Это парадокс, с которым сталкивается каждый читатель Петрушевской: в ее текстах все предельно вещественно, кашки-кастрюльки-бельишко, даже если это страшная сказка про черное пальто или отсохшую руку, это все равно знакомый домашний ужас, как из палаты пионерлагеря после отбоя. И все равно — за каждой пеленкой или катетером, капризом или случайной связью как будто прячутся неведомые сверхчеловеческие силы. То ли судьба, которая направляет героев по заранее расчерченным траекториям. То ли природа, которая задает круговой ритм любовей, рождений и смертей. То ли хтоническая энергия этой местности, искажающая своим гибельным излучением все разумное и доброе. То ли, наоборот, чья-то добрая рука.

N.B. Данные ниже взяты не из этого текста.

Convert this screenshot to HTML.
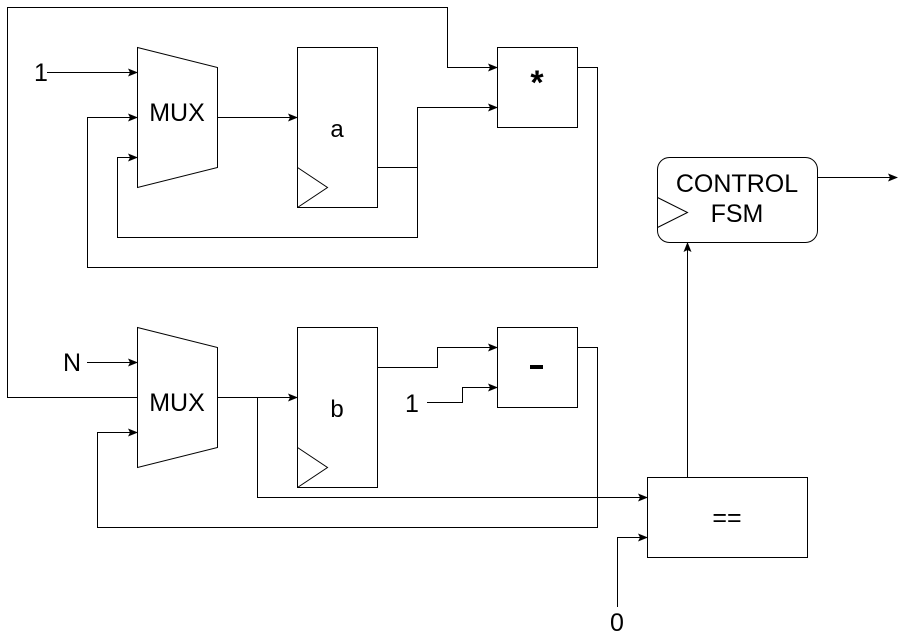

Кормежка, уборка, обиды, ссоры — тот быт, который остается ниже радаров искусства, который искусство стремится преодолеть во имя чего-то высокого, как в инсталляции Кабакова «Человек, улетевший в космос из своей комнаты». Но у Петрушевской кроме быта ничего нет и все ходы в иные миры погружены в него же, он монотонен, безысходен, проклят — но где-то и освящен. Сквозь все сиюминутные приметы и мифологические структуры нет-нет да и проступает древняя, как мир, идиллия — Филемон и Бавкида, старосветские помещики — чаще как след или напоминание, иногда как моментальный снимок, на мгновение проступившая картинка, и никакие окружающие героев коварные разлучницы и черные риэлторши не могут этому помешать. Место действия рассказов и пьес Петрушевской — это всегда черт знает что, но это же и рай; все высокое — счастье, гармония, бог — скрыто живет внутри этих пеленок и скандалов, больше ему просто некуда поместиться.
У Петрушевской есть такой прием: когда тянется и тянется без конца безысходная тягомотина, и накручиваются безжалостные подробности, и уже нечем дышать от ужаса — и вдруг на самой кромке, буквально в последней фразе, история резко взлетает ввысь, и этим движением снимается тяжесть или распутывается давящий клубок обстоятельств. Появляется какой-то просвет или хотя бы намек на просвет. Или, как в рассказе «Свой круг», через круговорот пьянок, разводов, измен, немотивированной жестокости вдруг проступает план спасения, который рассказчица готовила для своего ребенка. Как будто на ткани жизни проступают симпатические чернила или сдвигаются на миллиметр декорации — и становится виден тайный смысл всего: что обратной стороной этого ужаса была бесконечная любовь — и больше ей негде было сбыться.
И для этого движения нужно поистине божественное знание и милосердие — которого всегда не хватает читателю, не дочитавшему и не понявшему Петрушевскую до конца, но которым чья-то добрая рука сполна наделила автора.